Percebe-se, pela análise da jurisprudência brasileira, que existe a rejeição, por parte dos tribunais superiores, de qualquer forma de censura prévia, seja ela politicamente motivada, seja ela o resultado de uma decisão singular da própria Justiça; como a censura nascida, por exemplo, de uma medida cautelar. Por isso, foi duramente criticada pela sociedade a surpreendente decisão do ministro do STF Alexandre de Moraes, pela censura prévia a dois órgãos de imprensa no primeiro semestre de 2019.
O ministro determinou que o site O Antagonista e a revista Crusoé retirassem reportagens e notas que citavam o presidente do STF, Dias Toffoli, estipulando multa diária de R$ 100 mil e ordenando à Polícia Federal interrogar os responsáveis pelos dois órgãos de imprensa em até 72 horas. Ordenou a censura prévia porque era o relator de um inquérito aberto para apurar notícias fraudulentas contra a honra dos ministros ou vazamento de informações sobre integrantes da Corte.
Segundo as reportagens censuradas, um e-mail do empresário Marcelo Odebrecht se referia ao hoje ministro do Supremo, Dias Toffoli, como um “amigo do amigo de meu pai”. O documento obtido pela revista Crusoé afirmava que o executivo respondia a uma solicitação da Polícia Federal acerca de codinomes que aparecem em e-mails objeto da investigação da Operação Lava Jato.
A decisão de Alexandre de Moraes recebeu duras críticas de juristas, entidades de jornalismo e de ministros do Supremo, entre eles, o decano Celso de Mello, que afirmou que “a censura, qualquer tipo de censura, mesmo aquela ordenada pelo Poder Judiciário, mostra-se prática ilegítima, autocrática e essencialmente incompatível com o regime das liberdades fundamentais consagrado pela Constituição da República.”.
Já o ministro Dias Toffoli, citado indiretamente na reportagem, defendeu a censura determinada por Alexandre de Moraes, com as seguintes palavras “se você publica uma matéria chamando alguém de criminoso, acusando alguém de ter participado de um esquema, e isso é uma inverdade, tem que ser tirado do ar.
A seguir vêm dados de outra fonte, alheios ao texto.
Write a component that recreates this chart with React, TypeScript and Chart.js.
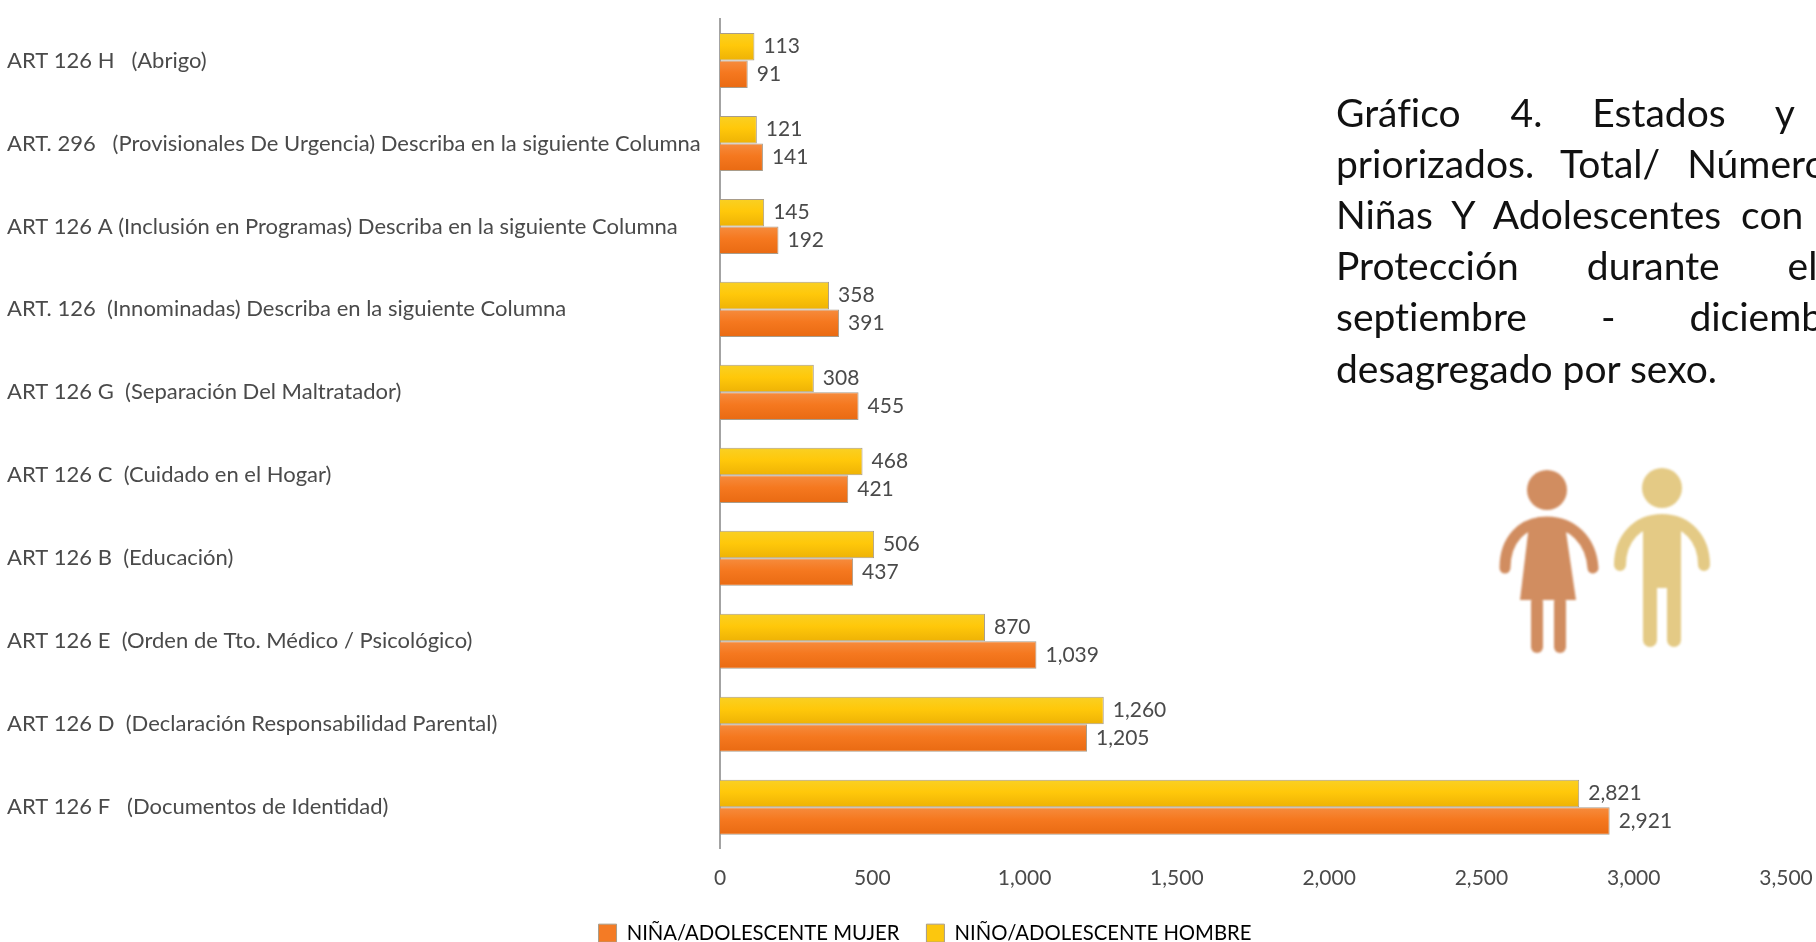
import React, { useEffect, useRef } from "react";
import { Chart, registerables } from "chart.js";

Chart.register(...registerables);

const categories = [
  "ART 126 F   (Documentos de Identidad)",
  "ART 126 D  (Declaración Responsabilidad Parental)",
  "ART 126 E  (Orden de Tto. Médico / Psicológico)",
  "ART 126 B  (Educación)",
  "ART 126 C  (Cuidado en el Hogar)",
  "ART 126 G  (Separación Del Maltratador)",
  "ART. 126  (Innominadas) Describa en la siguiente Columna",
  "ART 126 A (Inclusión en Programas) Describa en la siguiente Columna",
  "ART. 296   (Provisionales De Urgencia) Describa en la siguiente Columna",
  "ART 126 H   (Abrigo)",
];
const ninaValues = [2921, 1205, 1039, 437, 421, 455, 391, 192, 141, 91];
const ninoValues = [2821, 1260, 870, 506, 468, 308, 358, 145, 121, 113];
const ninaLabel = "NIÑA/ADOLESCENTE MUJER";
const ninoLabel = "NIÑO/ADOLESCENTE HOMBRE";

const captionLines = [
  "Gráfico 4. Estados y",
  "priorizados. Total/ Número",
  "Niñas Y Adolescentes con",
  "Protección durante el",
  "septiembre - diciembre",
  "desagregado por sexo.",
];
const captionSpacing = [40, 17, 10, 58, 64, 0];

const FONT = "Lato, 'Open Sans', sans-serif";
const CAT_PCT = 0.664;

const gradientFill = (stops: string[], upper: boolean) => (ctx: any) => {
  const { chart, dataIndex } = ctx;
  const y = chart.scales.y;
  if (!y || !chart.chartArea) return stops[1];
  const c = y.getPixelForValue(dataIndex);
  const half = ((chart.chartArea.height / categories.length) * CAT_PCT) / 2;
  const a = upper ? c - half : c;
  const b = upper ? c : c + half;
  const g = chart.ctx.createLinearGradient(0, a, 0, b);
  g.addColorStop(0, stops[0]);
  g.addColorStop(0.45, stops[1]);
  g.addColorStop(1, stops[2]);
  return g;
};

const valueLabels = {
  id: "valueLabels",
  afterDatasetsDraw(chart: any) {
    const { ctx } = chart;
    ctx.save();
    ctx.font = `21px ${FONT}`;
    ctx.fillStyle = "#4a4a4a";
    ctx.textAlign = "left";
    ctx.textBaseline = "middle";
    chart.data.datasets.forEach((ds: any, i: number) => {
      chart.getDatasetMeta(i).data.forEach((el: any, j: number) => {
        ctx.fillText(Number(ds.data[j]).toLocaleString("en-US"), el.x + 9, el.y);
      });
    });
    ctx.restore();
  },
};

const legendShift = {
  id: "legendShift",
  afterLayout(chart: any) {
    const l = chart.legend;
    const dx = 925 - (l.left + l.right) / 2;
    l.left += dx;
    l.right += dx;
    const dy = 935 - (l.top + 27 + 12);
    l.top += dy;
    l.bottom += dy;
    chart.scales.x.bottom += 40;
  },
};

function People() {
  const girl = "#d18d60";
  const boy = "#e4ca85";
  return (
    <svg
      width={1816}
      height={942}
      style={{ position: "absolute", left: 0, top: 0, filter: "blur(0.8px)", pointerEvents: "none" }}
    >
      <circle cx={1547} cy={490} r={20} fill={girl} />
      <path
        d="M1505 568 C1505 540 1522 522 1547 522 C1572 522 1591 540 1593 568"
        fill="none"
        stroke={girl}
        strokeWidth={11}
        strokeLinecap="round"
      />
      <path d="M1529 525 L1565 525 L1576 600 L1520 600 Z" fill={girl} />
      <rect x={1531} y={596} width={12} height={57} rx={6} fill={girl} />
      <rect x={1554} y={596} width={12} height={57} rx={6} fill={girl} />
      <circle cx={1662} cy={488} r={20} fill={boy} />
      <path
        d="M1620 565 C1620 538 1638 520 1662 520 C1686 520 1704 538 1704 565"
        fill="none"
        stroke={boy}
        strokeWidth={12}
        strokeLinecap="round"
      />
      <rect x={1643} y={520} width={38} height={68} fill={boy} />
      <rect x={1643} y={575} width={14} height={72} rx={7} fill={boy} />
      <rect x={1667} y={575} width={14} height={72} rx={7} fill={boy} />
    </svg>
  );
}

export default function App() {
  const ref = useRef<HTMLCanvasElement>(null);

  useEffect(() => {
    if (!ref.current) return;
    const chart = new Chart(ref.current, {
      type: "bar",
      data: {
        labels: categories,
        datasets: [
          {
            label: ninoLabel,
            data: ninoValues,
            backgroundColor: gradientFill(["#f9d024", "#ffc80a", "#eeb205"], true),
            borderColor: "#a89c8a",
            borderWidth: 1,
            categoryPercentage: CAT_PCT,
            barPercentage: 1,
          },
          {
            label: ninaLabel,
            data: ninaValues,
            backgroundColor: gradientFill(["#f68c3e", "#f5781f", "#e96a12"], false),
            borderColor: "#a89c8a",
            borderWidth: 1,
            categoryPercentage: CAT_PCT,
            barPercentage: 1,
          },
        ],
      },
      options: {
        indexAxis: "y",
        animation: false,
        responsive: false,
        layout: { padding: { left: 7, right: 30, top: 19, bottom: 0 } },
        scales: {
          x: {
            type: "linear",
            min: 0,
            max: 3500,
            grid: { display: false, drawTicks: false },
            border: { display: false },
            ticks: {
              stepSize: 500,
              padding: 17,
              maxRotation: 0,
              color: "#4a4a4a",
              font: { family: FONT, size: 21 },
              callback: (v: any) => Number(v).toLocaleString("en-US"),
            },
            afterFit: (s: any) => {
              s.height = 36;
              s.paddingLeft = 0;
              s.paddingRight = 0;
            },
          },
          y: {
            type: "category",
            reverse: true,
            grid: { display: false, drawTicks: false },
            border: { display: true, color: "#a3a3a3", width: 2 },
            ticks: {
              crossAlign: "far",
              autoSkip: false,
              color: "#4a4a4a",
              font: { family: FONT, size: 22 },
            },
            afterFit: (s: any) => {
              s.width = 713;
              s.paddingTop = 0;
              s.paddingBottom = 0;
            },
          },
        },
        plugins: {
          tooltip: { enabled: false },
          legend: {
            position: "bottom",
            labels: {
              boxWidth: 18,
              boxHeight: 18,
              padding: 27,
              color: "#4a4a4a",
              font: { family: FONT, size: 20.3 },
              generateLabels: () => [
                { text: ninaLabel, fillStyle: "#f47b25", strokeStyle: "#a89c8a", lineWidth: 1, datasetIndex: 1 },
                { text: ninoLabel, fillStyle: "#fcc70e", strokeStyle: "#a89c8a", lineWidth: 1, datasetIndex: 0 },
              ],
            },
          },
        },
      },
      plugins: [valueLabels, legendShift],
    } as any);
    return () => chart.destroy();
  }, []);

  return (
    <div
      style={{ position: "fixed", left: 0, top: 0, width: 1816, height: 942, overflow: "hidden", background: "#fff" }}
    >
      <canvas
        ref={ref}
        width={1816}
        height={942}
        style={{ display: "block", width: 1816, height: 942, filter: "blur(0.7px)" }}
      />
      <People />
      {captionLines.map((line, i) => (
        <div
          key={i}
          style={{
            position: "absolute",
            left: 1336,
            top: 87 + i * 51.1,
            whiteSpace: "nowrap",
            font: `39px ${FONT}`,
            lineHeight: "51px",
            color: "#111",
            wordSpacing: captionSpacing[i],
            fontVariantLigatures: "none",
          }}
        >
          {line}
        </div>
      ))}
    </div>
  );
}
Ponto. Simples assim.”
Mas diante da reação escandalizada da própria corte, o ministro Alexandre de Moraes recuou na mesma semana, autorizando a divulgação das notícias.
A censura, em todas as suas formas, que teima em existir em nossa sociedade e da qual fui vítima tão recentemente, aqui mesmo no Piauí, é sempre infrutífera. Ao tentar impedir a divulgação de uma notícia, ela simplesmente joga ainda mais luz e interesse sobre o tema que, de outra forma, ficaria restrito à mídia que o destacou. Causa também o embaraço a quem a ordena, trazendo uma mácula permanente.
O banimento de medidas censórias prévias não deixa, porém, a sociedade de mãos atadas, sem mecanismos de defesa. A retificação do erro pelo próprio veículo de imprensa, que hoje no Brasil, é bem verdade, ainda acontece de maneira tímida; a concessão do Direito de Resposta, conforme previsto em lei, com o mesmo destaque utilizado para a violação do direito; e, é claro, a reparação dos danos materiais, morais e psíquicos, são procedimentos adotados pelas democracias de todo o mundo, como bem explico no livro Imprensa e Censura, que está no prelo, e que deverei lançar já no mês de setembro.